QUESTION: Hi, I'm Josh Austin. I'm a second-year MBA student. My question is for you, Mr. Buffett. Value investors, such as yourself, believe that fundamental analysis, deep fundamental analysis is critical to intelligent investing. However, you have said several times in the past that you have made very rapid capital allocation decisions, sometimes in less than five minutes.

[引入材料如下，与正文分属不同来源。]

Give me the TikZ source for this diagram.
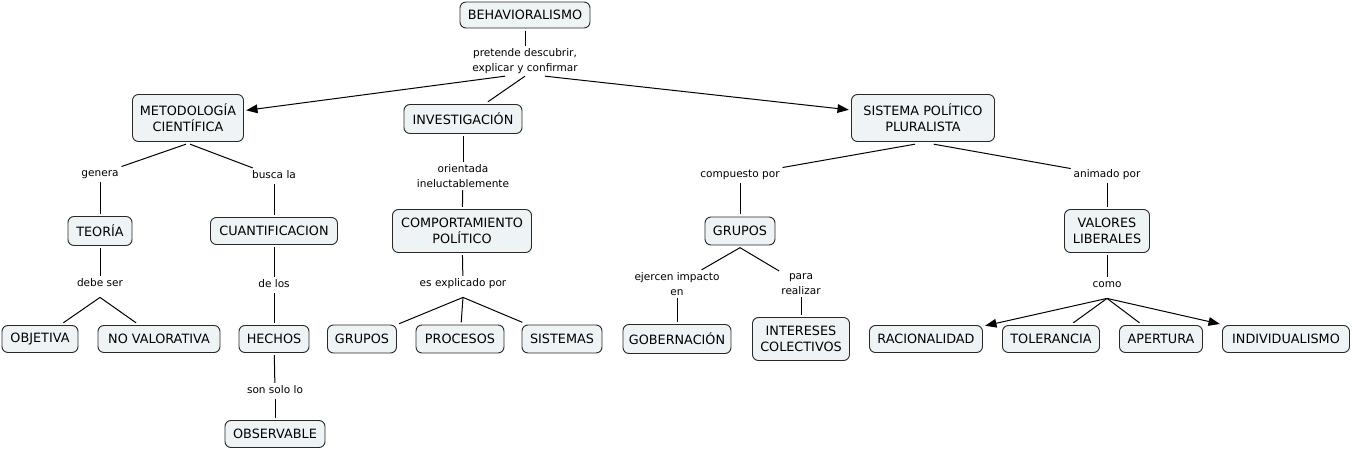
\documentclass[tikz,border=0pt]{standalone}
\usepackage{fontspec}
\setmainfont{DejaVu Sans}
\usetikzlibrary{arrows.meta}
\definecolor{cfill}{RGB}{238,244,246}
\definecolor{cline}{RGB}{40,40,40}
\begin{document}
\begin{tikzpicture}[x=0.75pt,y=-0.75pt,
 concept/.style 2 args={draw=cline, fill=cfill, rounded corners=4.5pt, line width=0.7pt,
   minimum width=#1*0.75pt, minimum height=#2*0.75pt, inner sep=0pt, outer sep=2pt,
   align=center, font=\fontsize{9.6}{12}\selectfont},
 phrase/.style={inner xsep=2pt, inner ysep=2pt, align=center, font=\fontsize{7.9}{10.7}\selectfont},
 phraseone/.style={phrase, text height=6pt, text depth=1.7pt},
 link/.style={draw=black, line width=0.75pt},
 arr/.style={link, -{Triangle[length=8.5pt,width=6.5pt]}}
]
\useasboundingbox (0,0) rectangle (1352,450);

% concepts
\node[concept={130}{26}] (behav) at (525,15) {BEHAVIORALISMO};
\node[concept={111}{47}] (metod) at (188,118) {METODOLOGÍA\\CIENTÍFICA};
\node[concept={118}{29}] (invest) at (463,119) {INVESTIGACIÓN};
\node[concept={143}{47}] (sist) at (923,118) {SISTEMA POLÍTICO\\PLURALISTA};
\node[concept={64}{29}] (teoria) at (100,231) {TEORÍA};
\node[concept={127}{27}] (cuant) at (274,231) {CUANTIFICACION};
\node[concept={76}{27}] (objetiva) at (40,339) {OBJETIVA};
\node[concept={122}{27}] (novalor) at (159,339) {NO VALORATIVA};
\node[concept={70}{27}] (hechos) at (274,339) {HECHOS};
\node[concept={100}{27}] (observ) at (275,434) {OBSERVABLE};
\node[concept={139}{43}] (comport) at (462,231) {COMPORTAMIENTO\\POLÍTICO};
\node[concept={69}{28}] (grupos1) at (362,339) {GRUPOS};
\node[concept={88}{28}] (procesos) at (460,339) {PROCESOS};
\node[concept={80}{28}] (sistemas) at (562,339) {SISTEMAS};
\node[concept={70}{28}] (grupos2) at (740,231) {GRUPOS};
\node[concept={108}{29}] (gobern) at (677,339) {GOBERNACIÓN};
\node[concept={97}{43}] (intereses) at (801,339) {INTERESES\\COLECTIVOS};
\node[concept={85}{43}] (valores) at (1107,231) {VALORES\\LIBERALES};
\node[concept={113}{27}] (racional) at (926,339) {RACIONALIDAD};
\node[concept={97}{27}] (toler) at (1051,339) {TOLERANCIA};
\node[concept={83}{27}] (apertura) at (1161,339) {APERTURA};
\node[concept={127}{27}] (individ) at (1286,339) {INDIVIDUALISMO};

% linking phrases
\node[phrase] (l1) at (525,61) {pretende descubrir,\\explicar y confirmar};
\node[phraseone] (genera) at (100,174) {genera};
\node[phraseone] (busca) at (274,176) {busca la};
\node[phraseone] (debe) at (100,284) {debe ser};
\node[phraseone] (delos) at (274,285) {de los};
\node[phraseone] (sonsolo) at (275,391) {son solo lo};
\node[phrase] (orient) at (463,176) {orientada\\ineluctablemente};
\node[phraseone] (explic) at (463,284) {es explicado por};
\node[phraseone] (compuesto) at (740,175) {compuesto por};
\node[phraseone] (animado) at (1107,175) {animado por};
\node[phrase] (ejercen) at (677,284) {ejercen impacto\\en};
\node[phrase] (para) at (801,284) {para\\realizar};
\node[phraseone] (como) at (1107,285) {como};

% branch points
\coordinate (bdebe) at ([yshift=-4pt]debe.south);
\coordinate (bexplic) at ([yshift=-4pt]explic.south);
\coordinate (bcomo) at ([yshift=-4pt]como.south);

% connectors
\draw[link] (behav) -- (l1);
\draw[arr] ([xshift=-15pt]l1.south) -- (metod);
\draw[link] (l1.south) -- (invest);
\draw[arr] ([xshift=15pt]l1.south) -- (sist);

\draw[link] ([xshift=-1.5pt]metod.south) -- (genera);
\draw[link] ([xshift=1.5pt]metod.south) -- (busca);
\draw[link] (genera) -- (teoria);
\draw[link] (busca) -- (cuant);
\draw[link] (teoria) -- (debe);
\draw[link] (bdebe) -- (objetiva);
\draw[link] (bdebe) -- (novalor);
\draw[link] (cuant) -- (delos);
\draw[link] (delos) -- (hechos);
\draw[link] (hechos) -- (sonsolo);
\draw[link] (sonsolo) -- (observ);

\draw[link] (invest) -- (orient);
\draw[link] (orient) -- (comport);
\draw[link] (comport) -- (explic);
\draw[link] (bexplic) -- (grupos1);
\draw[link] (bexplic) -- (procesos);
\draw[link] (bexplic) -- (sistemas);

\draw[link] ([xshift=-6pt]sist.south) -- (compuesto);
\draw[link] ([xshift=8pt]sist.south) -- (animado);
\draw[link] (compuesto) -- (grupos2);
\draw[link] (grupos2.south) -- (ejercen);
\draw[link] (grupos2.south) -- (para);
\draw[link] (ejercen) -- (gobern);
\draw[link] (para) -- (intereses);

\draw[link] (animado) -- (valores);
\draw[link] (valores) -- (como);
\draw[arr] (bcomo) -- (racional);
\draw[link] (bcomo) -- (toler);
\draw[link] (bcomo) -- (apertura);
\draw[arr] (bcomo) -- (individ);
\end{tikzpicture}
\end{document}
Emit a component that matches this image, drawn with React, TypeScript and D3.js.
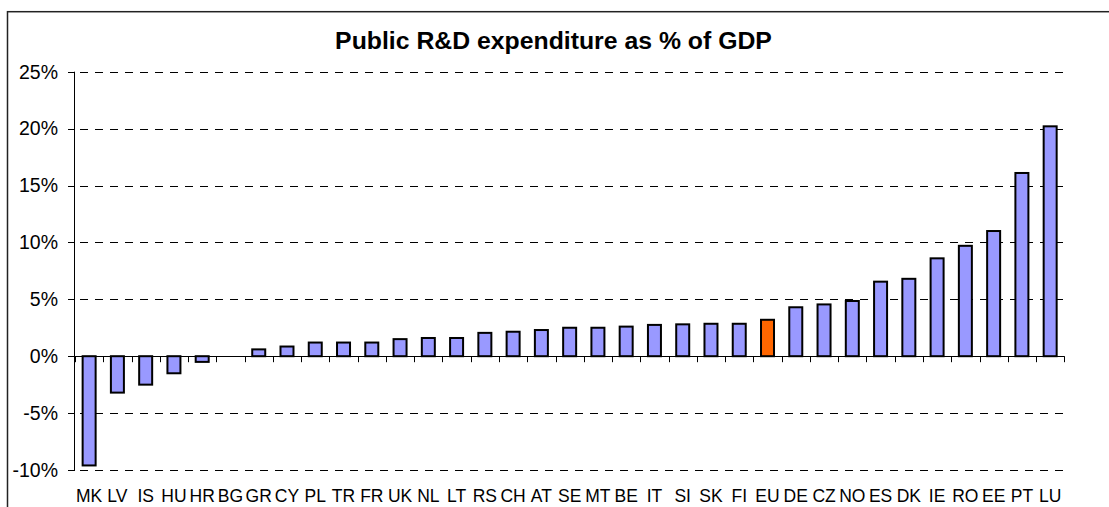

I was wondering exactly which data gave you confidence in your decision.
提问:您好,我是Josh Austin,MBA二年级学生。我想问巴菲特先生,象您这样的价值型投资者相信基本面分析,而深入地基本面分析对聪明投资是至关重要的,然而,您曾在过去多次说过您做投资决策是很短暂的,有时候甚至5分钟都不到,我想知道到底是哪些数据给了您快速决策的信心?
BUFFETT: Well, that's 50 years of preparation and five (minutes) of decision making. [APPLAUSE]
巴菲特:是的,这就是50年准备、5分钟决策。[掌声]
BECKY: Can you just look at the spreadsheet? Can you look at an annual report and make a decision like that?
BECKY:您就是仅仅看看数据表吗?您看一份年度报告就能作出那样的决定吗?
BUFFETT: Yeah. Sometimes I can. Just take Coca-Cola, for example. I sampled the product for 60 years and then I saw a couple of key ingredients, you know, that essentially tipped the scale in terms of buying it back in 1988. But the good big decisions, they don't take any time at all. If they take time, you're in trouble.
巴菲特:是的,有时候我可以。比如可口可乐就是。我品尝了60年它的产品,然后我查看了它的几个关键指标,你知道,最重要的是1988年它回购自己的股票起了决定性的作用。但是大的好决策根本费不了多少时间,如果决策过程很费时间的话,你就处境不妙了。